#### Given task:
Look for the line containing "Give me the Plotly source for this chart." and the line containing "import plotly.graph_objects as go" in the entries below. Copy those two and all lines between them exactly, leaving out pictures.

#### Data records:
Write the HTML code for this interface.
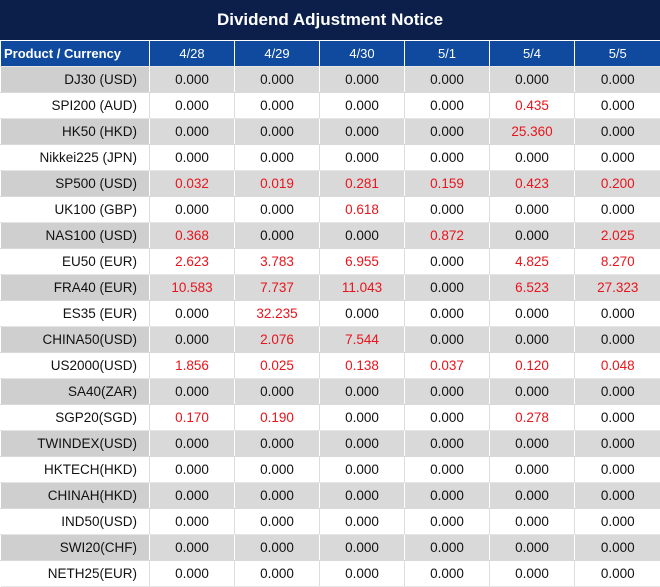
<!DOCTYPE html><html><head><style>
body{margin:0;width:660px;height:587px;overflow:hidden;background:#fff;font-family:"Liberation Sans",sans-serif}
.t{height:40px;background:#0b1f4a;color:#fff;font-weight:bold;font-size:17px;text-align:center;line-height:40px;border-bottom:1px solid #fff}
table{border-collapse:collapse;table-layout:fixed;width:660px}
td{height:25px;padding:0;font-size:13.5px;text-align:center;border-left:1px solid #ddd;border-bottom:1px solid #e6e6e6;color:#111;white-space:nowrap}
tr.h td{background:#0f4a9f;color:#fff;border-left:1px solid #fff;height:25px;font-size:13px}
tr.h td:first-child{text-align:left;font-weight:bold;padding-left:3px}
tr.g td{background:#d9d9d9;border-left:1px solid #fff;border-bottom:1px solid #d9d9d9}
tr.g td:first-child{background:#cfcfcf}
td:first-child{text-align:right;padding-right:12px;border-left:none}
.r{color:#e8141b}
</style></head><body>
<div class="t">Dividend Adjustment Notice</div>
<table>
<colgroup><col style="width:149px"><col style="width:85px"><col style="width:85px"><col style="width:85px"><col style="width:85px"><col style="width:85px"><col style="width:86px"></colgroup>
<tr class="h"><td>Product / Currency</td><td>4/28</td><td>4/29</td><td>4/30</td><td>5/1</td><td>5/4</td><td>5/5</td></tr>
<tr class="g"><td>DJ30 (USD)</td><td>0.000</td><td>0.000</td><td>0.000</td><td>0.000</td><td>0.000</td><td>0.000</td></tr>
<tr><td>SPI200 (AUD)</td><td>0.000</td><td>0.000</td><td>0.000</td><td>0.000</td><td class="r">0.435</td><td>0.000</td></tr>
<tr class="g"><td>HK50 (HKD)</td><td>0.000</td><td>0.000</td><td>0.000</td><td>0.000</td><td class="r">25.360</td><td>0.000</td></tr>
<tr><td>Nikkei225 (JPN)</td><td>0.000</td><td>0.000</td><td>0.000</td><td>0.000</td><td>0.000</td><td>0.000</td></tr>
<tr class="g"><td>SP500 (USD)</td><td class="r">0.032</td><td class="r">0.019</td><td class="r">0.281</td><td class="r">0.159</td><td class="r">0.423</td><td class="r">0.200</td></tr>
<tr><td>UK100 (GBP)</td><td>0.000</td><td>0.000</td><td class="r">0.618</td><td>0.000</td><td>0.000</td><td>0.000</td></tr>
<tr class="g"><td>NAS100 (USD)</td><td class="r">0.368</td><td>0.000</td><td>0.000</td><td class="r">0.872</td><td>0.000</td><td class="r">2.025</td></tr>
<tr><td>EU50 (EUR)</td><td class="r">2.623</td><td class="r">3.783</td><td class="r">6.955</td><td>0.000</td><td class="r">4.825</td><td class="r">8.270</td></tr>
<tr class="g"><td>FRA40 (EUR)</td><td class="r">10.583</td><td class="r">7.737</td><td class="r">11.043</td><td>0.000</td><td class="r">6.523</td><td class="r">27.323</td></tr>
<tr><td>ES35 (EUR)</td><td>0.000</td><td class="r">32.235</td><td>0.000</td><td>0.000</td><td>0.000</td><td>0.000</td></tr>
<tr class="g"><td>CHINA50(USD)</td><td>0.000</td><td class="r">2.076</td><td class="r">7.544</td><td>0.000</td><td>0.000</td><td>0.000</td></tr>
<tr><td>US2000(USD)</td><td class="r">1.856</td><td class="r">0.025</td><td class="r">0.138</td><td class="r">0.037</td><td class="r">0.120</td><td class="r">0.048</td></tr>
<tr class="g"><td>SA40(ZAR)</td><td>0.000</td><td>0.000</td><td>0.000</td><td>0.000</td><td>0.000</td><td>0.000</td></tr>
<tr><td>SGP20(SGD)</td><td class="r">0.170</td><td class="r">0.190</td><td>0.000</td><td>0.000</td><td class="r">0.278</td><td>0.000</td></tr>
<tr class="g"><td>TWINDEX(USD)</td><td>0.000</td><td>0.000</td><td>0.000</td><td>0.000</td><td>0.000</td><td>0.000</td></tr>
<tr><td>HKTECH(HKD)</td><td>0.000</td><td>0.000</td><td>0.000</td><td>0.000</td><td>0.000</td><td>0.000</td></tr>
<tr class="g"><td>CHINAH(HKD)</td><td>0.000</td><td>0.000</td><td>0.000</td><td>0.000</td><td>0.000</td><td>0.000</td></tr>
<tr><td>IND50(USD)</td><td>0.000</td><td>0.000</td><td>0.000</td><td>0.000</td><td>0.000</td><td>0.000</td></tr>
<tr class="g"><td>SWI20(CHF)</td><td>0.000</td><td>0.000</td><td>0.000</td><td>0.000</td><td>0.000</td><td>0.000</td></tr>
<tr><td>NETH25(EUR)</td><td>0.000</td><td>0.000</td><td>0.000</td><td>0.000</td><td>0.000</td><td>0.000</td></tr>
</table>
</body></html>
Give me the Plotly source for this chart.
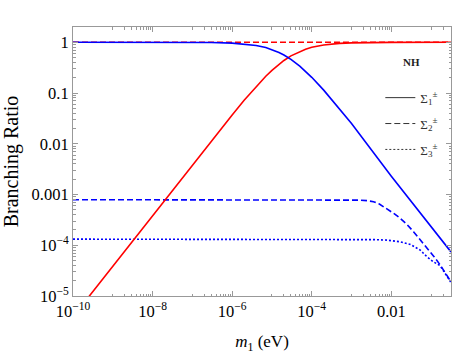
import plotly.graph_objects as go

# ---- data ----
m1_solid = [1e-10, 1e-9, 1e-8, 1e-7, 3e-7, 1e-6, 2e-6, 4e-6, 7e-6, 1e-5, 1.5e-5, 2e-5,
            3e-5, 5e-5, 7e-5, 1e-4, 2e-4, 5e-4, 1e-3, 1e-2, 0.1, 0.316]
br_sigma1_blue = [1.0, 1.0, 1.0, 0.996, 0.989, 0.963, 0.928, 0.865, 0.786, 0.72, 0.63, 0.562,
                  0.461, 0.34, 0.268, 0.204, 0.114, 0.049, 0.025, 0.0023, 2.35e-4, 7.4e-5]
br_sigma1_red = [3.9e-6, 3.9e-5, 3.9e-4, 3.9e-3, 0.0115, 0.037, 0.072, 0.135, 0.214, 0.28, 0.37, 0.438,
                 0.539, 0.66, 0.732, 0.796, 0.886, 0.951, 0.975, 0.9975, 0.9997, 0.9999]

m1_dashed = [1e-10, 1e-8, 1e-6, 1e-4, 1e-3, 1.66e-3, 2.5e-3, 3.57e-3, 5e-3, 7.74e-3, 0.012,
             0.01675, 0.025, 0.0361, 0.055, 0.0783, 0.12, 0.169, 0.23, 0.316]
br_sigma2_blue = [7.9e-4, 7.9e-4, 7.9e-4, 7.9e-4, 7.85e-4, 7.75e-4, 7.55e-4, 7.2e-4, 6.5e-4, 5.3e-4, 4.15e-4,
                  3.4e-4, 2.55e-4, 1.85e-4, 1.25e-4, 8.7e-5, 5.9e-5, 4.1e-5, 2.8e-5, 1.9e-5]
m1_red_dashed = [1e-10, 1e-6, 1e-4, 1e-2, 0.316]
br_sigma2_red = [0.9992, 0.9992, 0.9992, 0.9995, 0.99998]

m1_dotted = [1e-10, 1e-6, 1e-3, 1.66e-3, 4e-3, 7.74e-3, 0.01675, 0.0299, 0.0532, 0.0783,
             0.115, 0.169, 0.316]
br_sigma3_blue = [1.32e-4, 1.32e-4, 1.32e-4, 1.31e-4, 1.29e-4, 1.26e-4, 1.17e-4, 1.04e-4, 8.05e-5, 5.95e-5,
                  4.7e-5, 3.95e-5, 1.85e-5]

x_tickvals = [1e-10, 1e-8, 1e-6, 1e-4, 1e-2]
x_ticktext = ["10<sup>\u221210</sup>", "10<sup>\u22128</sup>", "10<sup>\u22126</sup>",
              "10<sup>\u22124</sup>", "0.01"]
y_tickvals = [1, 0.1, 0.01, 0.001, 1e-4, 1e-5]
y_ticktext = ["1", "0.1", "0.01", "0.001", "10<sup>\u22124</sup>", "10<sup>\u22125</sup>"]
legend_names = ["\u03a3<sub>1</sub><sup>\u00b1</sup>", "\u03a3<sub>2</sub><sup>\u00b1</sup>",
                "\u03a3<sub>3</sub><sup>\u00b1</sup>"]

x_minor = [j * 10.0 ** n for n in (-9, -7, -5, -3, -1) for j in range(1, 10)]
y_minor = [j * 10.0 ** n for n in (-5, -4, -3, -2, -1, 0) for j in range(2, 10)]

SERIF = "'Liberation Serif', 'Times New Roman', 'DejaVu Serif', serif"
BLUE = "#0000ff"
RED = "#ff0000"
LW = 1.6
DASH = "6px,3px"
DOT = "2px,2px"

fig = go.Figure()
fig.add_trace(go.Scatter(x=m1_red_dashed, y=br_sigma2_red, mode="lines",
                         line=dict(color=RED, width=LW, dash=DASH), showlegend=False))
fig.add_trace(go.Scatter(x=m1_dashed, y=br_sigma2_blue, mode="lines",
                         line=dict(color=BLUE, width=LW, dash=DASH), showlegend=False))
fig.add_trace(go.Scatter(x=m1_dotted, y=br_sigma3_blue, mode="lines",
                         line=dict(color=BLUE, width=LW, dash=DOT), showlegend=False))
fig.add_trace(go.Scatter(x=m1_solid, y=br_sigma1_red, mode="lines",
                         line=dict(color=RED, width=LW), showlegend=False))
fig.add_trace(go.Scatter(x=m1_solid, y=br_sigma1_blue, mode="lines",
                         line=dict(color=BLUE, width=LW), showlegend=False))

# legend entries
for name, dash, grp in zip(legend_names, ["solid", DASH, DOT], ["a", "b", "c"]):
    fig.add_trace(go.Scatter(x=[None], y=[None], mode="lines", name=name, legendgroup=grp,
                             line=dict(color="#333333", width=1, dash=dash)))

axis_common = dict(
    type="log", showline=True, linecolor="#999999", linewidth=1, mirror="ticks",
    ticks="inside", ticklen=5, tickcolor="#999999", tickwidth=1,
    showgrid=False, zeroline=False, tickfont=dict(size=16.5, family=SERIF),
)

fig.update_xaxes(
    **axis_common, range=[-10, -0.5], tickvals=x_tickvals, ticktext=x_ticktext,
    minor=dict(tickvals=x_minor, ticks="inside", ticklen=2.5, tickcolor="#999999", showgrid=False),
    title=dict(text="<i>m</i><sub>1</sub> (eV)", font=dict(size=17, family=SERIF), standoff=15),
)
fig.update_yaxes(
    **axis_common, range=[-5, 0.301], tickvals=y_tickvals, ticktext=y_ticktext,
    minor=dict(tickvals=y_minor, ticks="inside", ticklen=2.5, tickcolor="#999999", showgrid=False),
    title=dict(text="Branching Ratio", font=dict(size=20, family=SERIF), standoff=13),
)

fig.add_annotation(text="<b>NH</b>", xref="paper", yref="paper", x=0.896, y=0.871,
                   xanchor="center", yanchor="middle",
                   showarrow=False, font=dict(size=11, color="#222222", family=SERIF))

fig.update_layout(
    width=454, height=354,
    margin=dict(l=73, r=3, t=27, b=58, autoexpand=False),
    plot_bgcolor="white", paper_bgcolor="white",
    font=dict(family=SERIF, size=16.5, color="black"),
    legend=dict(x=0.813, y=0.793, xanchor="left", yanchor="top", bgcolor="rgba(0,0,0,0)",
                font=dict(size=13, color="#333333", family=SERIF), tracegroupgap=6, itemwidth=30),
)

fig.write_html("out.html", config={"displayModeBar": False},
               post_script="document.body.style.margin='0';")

#### Exercise solution:
Give me the Plotly source for this chart.
import plotly.graph_objects as go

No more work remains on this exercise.